Many countries promote the concept of "Safe system", with the objective of creating a complete and safe transport system that allows human error and avoids serious accidents.

According to WHO, only 47 countries meet the two criteria identified as best practices for speed management in urban areas: the 50 km/h limit and the power of local authorities to reduce this limit.

In addition, the resolution of the European Parliament dated 6 October 2021 makes recommendations to achieve:

- the long-term strategic objective of getting closer to “zero deaths” and “zero serious injuries” on the roads of the Union by 2050 (“ Vision Zero”);

- and its medium-term objective of halving the number of deaths and serious injuries by 2030 compared to the base year  2019, in accordance with the Valletta declaration of 2017.

For alcohol, 84 countries, generally high-income countries, have national regulations setting a blood alcohol limit of 0.5 g/l or less. 34 countries in the world, including 21 in the European region, have also set a lower limit for young and inexperienced drivers at 0.2 g/l in the blood.

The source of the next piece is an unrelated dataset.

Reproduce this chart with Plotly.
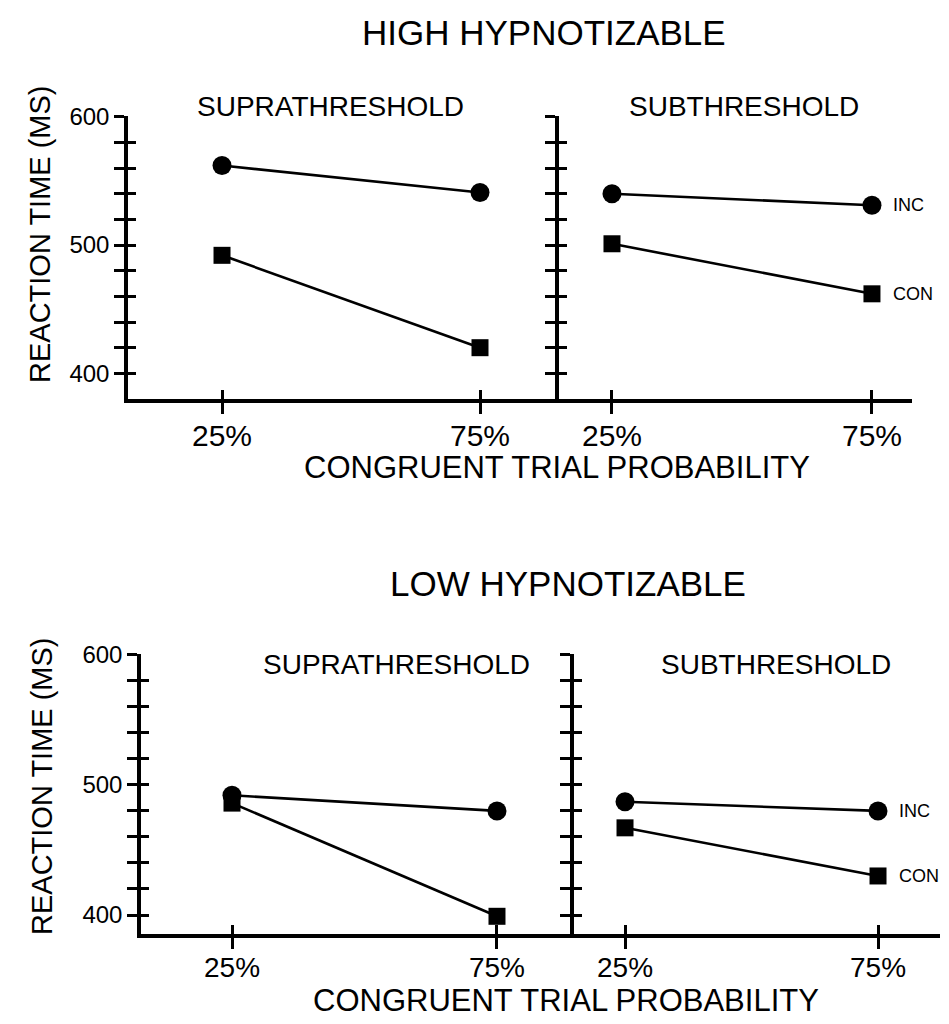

To raise awareness and combat risky behaviour (speed, drink-driving, failure to wear a motorcycle helmet, seatbelt and child restraint systems), national road safety policies must nevertheless take into account economic (traffic flow, condition of infrastructure) or cultural (social acceptability, driving pleasure, festive alcohol consumption) considerations. The reduction in the number of victims is also linked to the ability of each country to enforce the regulations in place.